There is also a sense in which the ceremonial laws belong to the lower fleshly order of things rather than the higher spiritual order. We have already seen Jesus say that external things cannot defile us, what defiles us are things that come from the heart (Mark 7:14–23), and that since God is spirit, he should be worshipped in a spiritual rather than an earthly manner (John 4:21–24). Paul expands on these ideas when he links the Law of Moses with the flesh. He juxtaposes the Spirit and faith with the Law and the flesh (Gal. 3:2–3) and says that “it is those who want to make a good showing in the flesh who would force you to be circumcised (Gal. 6:12). He says that circumcision and righteousness under the Law are reasons for “confidence in the flesh” (Phil. 3:4–6). And he says that “while we were living in the flesh” we were under the Law, but now that we have died to the flesh and serve by the Spirit we are released from the Law (Rom. 7:5–6), for “if you are led by the Spirit, you are not under the Law” (Gal 5:18). Those who observe the Law are “born according to the flesh” while those who have been set free from the Law by faith in Jesus Christ are “born according to the Spirit” (Gal. 4:29). The ceremonial laws of Moses are fleshly in a very obvious sense: they hinge on the cutting off of foreskin, the slaughter of animals, the avoidance of food, ritual cleansing, and so on. But now that we have died to the flesh and have been reborn in the Spirit (John 3:3–6; Rom. 8:9), elevated beyond the fleshly world and into the heavenly places in Christ Jesus (Eph 2:1–6), we have been set free from serving God in this fleshly manner. Now, we serve him not by the letter of the Law, but by the spirit of the Law (Rom. 7:6; 2 Cor. 3:6).
Conclusion
Whether through words or actions, explicitly or implicitly, Jesus abrogated the ceremonial laws of Moses. He showed that ritual cleansing was unnecessary, that we should work for the good of others on the Sabbath, and that no one is untouchable; he taught that nothing from outside can defile us, that the Temple had become obsolete and would be replaced, and that what matters is loving God and one another in our hearts rather than the outward observance of rituals.[4] When Paul taught these same things it was not a novel idea; he received them from Jesus. Those who claim that Jesus did not abrogate the ceremonial laws must then prove how Jesus and Paul are not at odds with one another. There must either be some incongruity between Jesus and the Law of Moses, or between him and Paul. The differences between Jesus and Moses are simply the result of a new age dawning (John 1:17). The Law was “but a shadow of the good things to come instead of the true form of these realities” (Heb. 10:1). Having been set free from slavery to the Law, and the need to rigidly observe every jot and tittle of its outward and ritualistic requirements, we are now free obey God simply through love.
Notes
[1] “The Epistle of Barnabas,” in The Apostolic Fathers in English, ed. Michael W. Holmes (Grand Rapids, MI: Baker, 2006), 383 (2:6).

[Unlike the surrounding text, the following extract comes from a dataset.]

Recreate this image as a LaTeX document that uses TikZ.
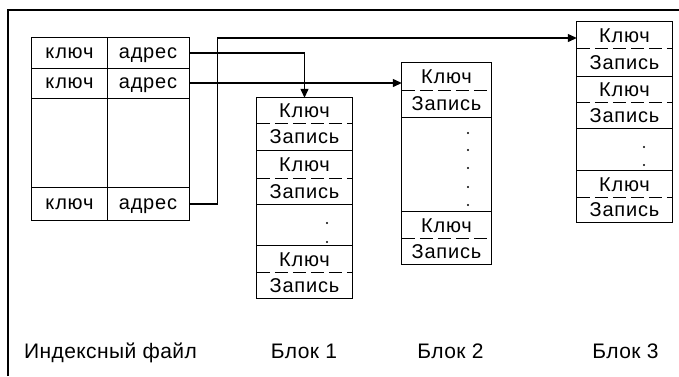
\documentclass[tikz,border=0pt]{standalone}
\usepackage{fontspec}
\setmainfont{Liberation Sans}
\newfontfamily\cellfont[LetterSpace=4]{Liberation Sans}
\newfontfamily\lblfont[LetterSpace=2]{Liberation Sans}
\usetikzlibrary{arrows.meta}
\begin{document}
\begin{tikzpicture}[x=1pt,y=-1pt,
  box/.style={line width=1.2pt},
  icell/.style={draw=none, inner sep=0pt, text height=10.4pt, text depth=0pt, font=\cellfont\fontsize{20}{24}\selectfont},
  cell/.style={draw=none, inner sep=0pt, text height=14pt, text depth=0pt, font=\cellfont\fontsize{20}{24}\selectfont},
  sep/.style={line width=1.2pt, dash pattern=on 13pt off 5pt},
  lbl/.style={inner sep=0pt, text height=15pt, text depth=0pt, font=\lblfont\fontsize{21}{25}\selectfont},
  arr/.style={line width=1.2pt, -{Triangle[length=9pt,width=8pt]}},
  dotm/.style={fill, circle, inner sep=0pt, minimum size=2.2pt}
]
\useasboundingbox (0,0) rectangle (679,376);
\draw[line width=2pt] (8,376) -- (8,10) -- (679,10);

% index file
\node[icell, minimum width=75pt, minimum height=30pt] (k1) at (69.5,53) {ключ};
\node[icell, minimum width=82pt, minimum height=30pt] (a1) at (148,53) {адрес};
\node[icell, minimum width=75pt, minimum height=30pt] (k2) at (69.5,83) {ключ};
\node[icell, minimum width=82pt, minimum height=30pt] (a2) at (148,83) {адрес};
\node[icell, minimum width=75pt, minimum height=32pt] (k3) at (69.5,204) {ключ};
\node[icell, minimum width=82pt, minimum height=32pt] (a3) at (148,204) {адрес};
\draw[box] (k1.north west) rectangle (a3.south east);
\draw[box] (k1.south west) -- (a1.south east);
\draw[box] (k2.south west) -- (a2.south east);
\draw[box] (k3.north west) -- (a3.north east);
\draw[box] (k1.north east) -- (k3.south east);

% block 1
\node[cell, minimum width=95pt, minimum height=25pt] (b1k1) at (304.5,110.5) {Ключ};
\node[cell, minimum width=95pt, minimum height=27pt] (b1r1) at (304.5,136.5) {Запись};
\node[cell, minimum width=95pt, minimum height=28pt] (b1k2) at (304.5,164) {Ключ};
\node[cell, minimum width=95pt, minimum height=26pt] (b1r2) at (304.5,191) {Запись};
\node[cell, minimum width=95pt, minimum height=26pt] (b1k3) at (304.5,259) {Ключ};
\node[cell, minimum width=95pt, minimum height=26pt] (b1r3) at (304.5,285) {Запись};
\draw[box] (b1k1.north west) rectangle (b1r3.south east);
\draw[sep] (b1k1.south west) -- (b1k1.south east);
\draw[box] (b1r1.south west) -- (b1r1.south east);
\draw[sep] (b1k2.south west) -- (b1k2.south east);
\draw[box] (b1r2.south west) -- (b1r2.south east);
\draw[box] (b1k3.north west) -- (b1k3.north east);
\draw[sep] (b1k3.south west) -- (b1k3.south east);
\node[dotm] (b1d1) at (327,223) {};
\node[dotm] (b1d2) at (327,242) {};

% block 2
\node[cell, minimum width=89pt, minimum height=27pt] (b2k1) at (446.5,76.5) {Ключ};
\node[cell, minimum width=89pt, minimum height=27pt] (b2r1) at (446.5,103.5) {Запись};
\node[cell, minimum width=89pt, minimum height=26pt] (b2k2) at (446.5,225) {Ключ};
\node[cell, minimum width=89pt, minimum height=26pt] (b2r2) at (446.5,251) {Запись};
\draw[box] (b2k1.north west) rectangle (b2r2.south east);
\draw[sep] (b2k1.south west) -- (b2k1.south east);
\draw[box] (b2r1.south west) -- (b2r1.south east);
\draw[box] (b2k2.north west) -- (b2k2.north east);
\draw[sep] (b2k2.south west) -- (b2k2.south east);
\foreach \yy/\nn in {133/1,150/2,168/3,187/4,205/5}
  \node[dotm] (b2d\nn) at (468,\yy) {};

% block 3
\node[cell, minimum width=95pt, minimum height=26pt] (b3k1) at (624.5,35) {Ключ};
\node[cell, minimum width=95pt, minimum height=28pt] (b3r1) at (624.5,62) {Запись};
\node[cell, minimum width=95pt, minimum height=26pt] (b3k2) at (624.5,89) {Ключ};
\node[cell, minimum width=95pt, minimum height=26pt] (b3r2) at (624.5,115) {Запись};
\node[cell, minimum width=95pt, minimum height=26pt] (b3k3) at (624.5,184) {Ключ};
\node[cell, minimum width=95pt, minimum height=25pt] (b3r3) at (624.5,209.5) {Запись};
\draw[box] (b3k1.north west) rectangle (b3r3.south east);
\draw[sep] (b3k1.south west) -- (b3k1.south east);
\draw[box] (b3r1.south west) -- (b3r1.south east);
\draw[sep] (b3k2.south west) -- (b3k2.south east);
\draw[box] (b3r2.south west) -- (b3r2.south east);
\draw[box] (b3k3.north west) -- (b3k3.north east);
\draw[sep] (b3k3.south west) -- (b3k3.south east);
\node[dotm] (b3d1) at (644,147) {};
\node[dotm] (b3d2) at (644,165) {};

% arrows
\draw[arr] (a1.east) -| (b1k1.north);
\draw[arr] (a2.east) -- (a2.east -| b2k1.west);
\draw[arr] (a3.east) -- ++(28,0) |- ([yshift=-3pt]b3k1.west);

% labels
\node[lbl] (l0) at (110.5,350.5) {Индексный файл};
\node[lbl] (l1) at (304,350.5) {Блок 1};
\node[lbl] (l2) at (450.5,350.5) {Блок 2};
\node[lbl] (l3) at (625.5,350.5) {Блок 3};
\end{tikzpicture}
\end{document}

[2] Ignatius of Antioch, “The Letter of Ignatius to the Magnesians” in The Apostolic Fathers in English, ed. Michael W. Holmes (Grand Rapids, MI: Baker, 2006), 209 (8:1; 9:1).
[3] The Epistle to Diognetus, 4:1–6.
[4] This should not be interpreted to mean that Baptism and Communion are unnecessary. Rather than being an outward ritual that propitiates God, Communion is a sacrifice of praise and thanksgiving by which we celebrate, remember, and experience the grace God has already shown us in Christ. And Baptism brings about a change in our hearts rather than our bodies, through the regeneration of the Holy Spirit that it effectuates. Baptism and Communion are therefore rituals of the spiritual order, rather than the fleshly order.